- **WHAT YOU SHOULD DO**
Write the data out again exactly, dropping any images it holds.

- **DATA FOR THE TASK**
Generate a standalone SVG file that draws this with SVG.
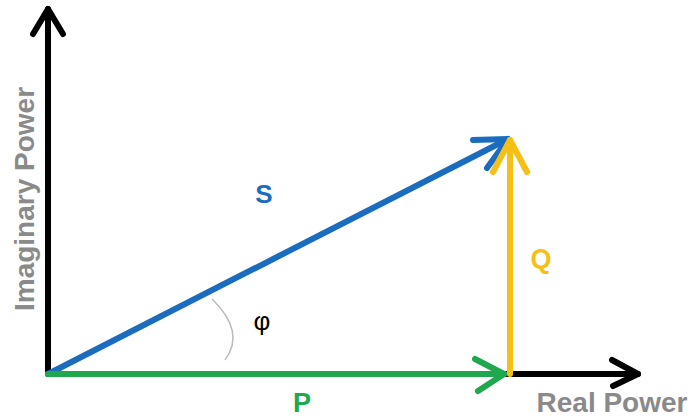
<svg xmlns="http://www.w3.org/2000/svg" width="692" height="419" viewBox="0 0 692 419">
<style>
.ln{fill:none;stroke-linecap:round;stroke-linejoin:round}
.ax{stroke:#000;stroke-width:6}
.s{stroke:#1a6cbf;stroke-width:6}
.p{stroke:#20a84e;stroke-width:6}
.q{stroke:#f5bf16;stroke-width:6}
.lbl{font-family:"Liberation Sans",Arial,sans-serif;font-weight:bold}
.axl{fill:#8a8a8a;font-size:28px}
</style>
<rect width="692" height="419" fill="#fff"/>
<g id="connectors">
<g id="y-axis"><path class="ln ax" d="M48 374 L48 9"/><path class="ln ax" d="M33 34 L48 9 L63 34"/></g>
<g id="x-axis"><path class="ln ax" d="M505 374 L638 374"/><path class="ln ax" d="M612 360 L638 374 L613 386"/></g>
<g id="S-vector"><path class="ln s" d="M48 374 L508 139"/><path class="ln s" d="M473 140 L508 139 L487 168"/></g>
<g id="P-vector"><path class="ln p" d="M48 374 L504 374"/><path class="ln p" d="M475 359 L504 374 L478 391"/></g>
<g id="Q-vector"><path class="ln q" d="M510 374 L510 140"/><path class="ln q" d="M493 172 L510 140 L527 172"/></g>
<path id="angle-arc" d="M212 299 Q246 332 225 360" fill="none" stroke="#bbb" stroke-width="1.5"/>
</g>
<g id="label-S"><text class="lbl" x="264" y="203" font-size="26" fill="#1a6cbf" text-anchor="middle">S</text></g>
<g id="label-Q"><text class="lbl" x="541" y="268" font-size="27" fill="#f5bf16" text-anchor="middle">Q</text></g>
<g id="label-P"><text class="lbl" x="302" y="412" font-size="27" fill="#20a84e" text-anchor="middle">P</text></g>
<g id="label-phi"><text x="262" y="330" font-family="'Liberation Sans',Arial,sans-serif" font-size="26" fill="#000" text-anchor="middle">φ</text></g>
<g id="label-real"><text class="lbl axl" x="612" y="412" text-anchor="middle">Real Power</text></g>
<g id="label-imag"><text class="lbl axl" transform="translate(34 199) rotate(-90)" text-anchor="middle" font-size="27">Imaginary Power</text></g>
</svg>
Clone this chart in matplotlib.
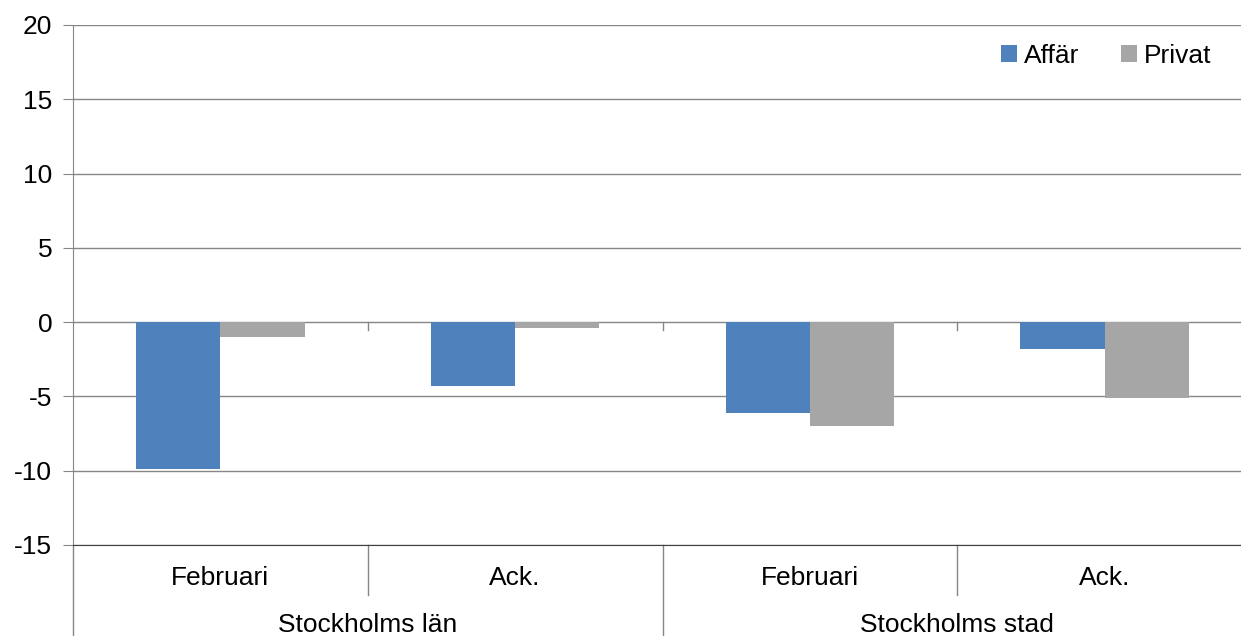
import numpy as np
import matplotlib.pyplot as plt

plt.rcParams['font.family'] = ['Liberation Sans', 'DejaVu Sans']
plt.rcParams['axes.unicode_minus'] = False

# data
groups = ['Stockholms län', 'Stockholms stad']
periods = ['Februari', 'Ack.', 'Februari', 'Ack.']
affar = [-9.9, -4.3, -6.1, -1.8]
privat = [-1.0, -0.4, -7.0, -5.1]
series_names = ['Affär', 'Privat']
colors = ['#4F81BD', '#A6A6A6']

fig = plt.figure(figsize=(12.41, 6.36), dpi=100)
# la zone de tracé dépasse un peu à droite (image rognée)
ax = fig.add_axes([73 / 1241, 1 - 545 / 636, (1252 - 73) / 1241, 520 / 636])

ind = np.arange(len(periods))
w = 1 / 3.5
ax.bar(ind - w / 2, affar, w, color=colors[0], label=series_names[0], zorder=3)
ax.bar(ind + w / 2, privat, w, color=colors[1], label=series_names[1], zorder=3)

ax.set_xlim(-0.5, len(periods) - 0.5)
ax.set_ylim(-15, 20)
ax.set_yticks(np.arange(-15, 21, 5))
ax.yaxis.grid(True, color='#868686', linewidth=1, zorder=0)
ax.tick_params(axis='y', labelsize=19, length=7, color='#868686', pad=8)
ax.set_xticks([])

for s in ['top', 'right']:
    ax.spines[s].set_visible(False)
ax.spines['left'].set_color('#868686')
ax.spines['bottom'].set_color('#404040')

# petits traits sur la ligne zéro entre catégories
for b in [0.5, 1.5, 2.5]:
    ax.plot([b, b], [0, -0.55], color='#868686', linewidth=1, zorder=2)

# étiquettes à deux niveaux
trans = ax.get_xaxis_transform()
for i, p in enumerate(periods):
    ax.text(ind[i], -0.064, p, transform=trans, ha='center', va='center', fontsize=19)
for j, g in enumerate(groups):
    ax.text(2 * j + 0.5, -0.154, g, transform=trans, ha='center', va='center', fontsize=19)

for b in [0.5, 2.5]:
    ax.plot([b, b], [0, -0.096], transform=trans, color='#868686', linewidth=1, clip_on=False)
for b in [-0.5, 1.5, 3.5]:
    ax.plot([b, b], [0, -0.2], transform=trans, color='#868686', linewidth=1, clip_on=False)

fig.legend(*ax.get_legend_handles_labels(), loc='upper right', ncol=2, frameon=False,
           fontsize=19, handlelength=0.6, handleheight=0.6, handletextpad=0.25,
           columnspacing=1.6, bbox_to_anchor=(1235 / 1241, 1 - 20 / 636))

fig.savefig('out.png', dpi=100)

- **EXERCISE ANSWER**
Generate a standalone SVG file that draws this with SVG.
<svg xmlns="http://www.w3.org/2000/svg" width="692" height="419" viewBox="0 0 692 419">
<style>
.ln{fill:none;stroke-linecap:round;stroke-linejoin:round}
.ax{stroke:#000;stroke-width:6}
.s{stroke:#1a6cbf;stroke-width:6}
.p{stroke:#20a84e;stroke-width:6}
.q{stroke:#f5bf16;stroke-width:6}
.lbl{font-family:"Liberation Sans",Arial,sans-serif;font-weight:bold}
.axl{fill:#8a8a8a;font-size:28px}
</style>
<rect width="692" height="419" fill="#fff"/>
<g id="connectors">
<g id="y-axis"><path class="ln ax" d="M48 374 L48 9"/><path class="ln ax" d="M33 34 L48 9 L63 34"/></g>
<g id="x-axis"><path class="ln ax" d="M505 374 L638 374"/><path class="ln ax" d="M612 360 L638 374 L613 386"/></g>
<g id="S-vector"><path class="ln s" d="M48 374 L508 139"/><path class="ln s" d="M473 140 L508 139 L487 168"/></g>
<g id="P-vector"><path class="ln p" d="M48 374 L504 374"/><path class="ln p" d="M475 359 L504 374 L478 391"/></g>
<g id="Q-vector"><path class="ln q" d="M510 374 L510 140"/><path class="ln q" d="M493 172 L510 140 L527 172"/></g>
<path id="angle-arc" d="M212 299 Q246 332 225 360" fill="none" stroke="#bbb" stroke-width="1.5"/>
</g>
<g id="label-S"><text class="lbl" x="264" y="203" font-size="26" fill="#1a6cbf" text-anchor="middle">S</text></g>
<g id="label-Q"><text class="lbl" x="541" y="268" font-size="27" fill="#f5bf16" text-anchor="middle">Q</text></g>
<g id="label-P"><text class="lbl" x="302" y="412" font-size="27" fill="#20a84e" text-anchor="middle">P</text></g>
<g id="label-phi"><text x="262" y="330" font-family="'Liberation Sans',Arial,sans-serif" font-size="26" fill="#000" text-anchor="middle">φ</text></g>
<g id="label-real"><text class="lbl axl" x="612" y="412" text-anchor="middle">Real Power</text></g>
<g id="label-imag"><text class="lbl axl" transform="translate(34 199) rotate(-90)" text-anchor="middle" font-size="27">Imaginary Power</text></g>
</svg>
Clone this chart in matplotlib.
import numpy as np
import matplotlib.pyplot as plt

plt.rcParams['font.family'] = ['Liberation Sans', 'DejaVu Sans']
plt.rcParams['axes.unicode_minus'] = False

# data
groups = ['Stockholms län', 'Stockholms stad']
periods = ['Februari', 'Ack.', 'Februari', 'Ack.']
affar = [-9.9, -4.3, -6.1, -1.8]
privat = [-1.0, -0.4, -7.0, -5.1]
series_names = ['Affär', 'Privat']
colors = ['#4F81BD', '#A6A6A6']

fig = plt.figure(figsize=(12.41, 6.36), dpi=100)
# la zone de tracé dépasse un peu à droite (image rognée)
ax = fig.add_axes([73 / 1241, 1 - 545 / 636, (1252 - 73) / 1241, 520 / 636])

ind = np.arange(len(periods))
w = 1 / 3.5
ax.bar(ind - w / 2, affar, w, color=colors[0], label=series_names[0], zorder=3)
ax.bar(ind + w / 2, privat, w, color=colors[1], label=series_names[1], zorder=3)

ax.set_xlim(-0.5, len(periods) - 0.5)
ax.set_ylim(-15, 20)
ax.set_yticks(np.arange(-15, 21, 5))
ax.yaxis.grid(True, color='#868686', linewidth=1, zorder=0)
ax.tick_params(axis='y', labelsize=19, length=7, color='#868686', pad=8)
ax.set_xticks([])

for s in ['top', 'right']:
    ax.spines[s].set_visible(False)
ax.spines['left'].set_color('#868686')
ax.spines['bottom'].set_color('#404040')

# petits traits sur la ligne zéro entre catégories
for b in [0.5, 1.5, 2.5]:
    ax.plot([b, b], [0, -0.55], color='#868686', linewidth=1, zorder=2)

# étiquettes à deux niveaux
trans = ax.get_xaxis_transform()
for i, p in enumerate(periods):
    ax.text(ind[i], -0.064, p, transform=trans, ha='center', va='center', fontsize=19)
for j, g in enumerate(groups):
    ax.text(2 * j + 0.5, -0.154, g, transform=trans, ha='center', va='center', fontsize=19)

for b in [0.5, 2.5]:
    ax.plot([b, b], [0, -0.096], transform=trans, color='#868686', linewidth=1, clip_on=False)
for b in [-0.5, 1.5, 3.5]:
    ax.plot([b, b], [0, -0.2], transform=trans, color='#868686', linewidth=1, clip_on=False)

fig.legend(*ax.get_legend_handles_labels(), loc='upper right', ncol=2, frameon=False,
           fontsize=19, handlelength=0.6, handleheight=0.6, handletextpad=0.25,
           columnspacing=1.6, bbox_to_anchor=(1235 / 1241, 1 - 20 / 636))

fig.savefig('out.png', dpi=100)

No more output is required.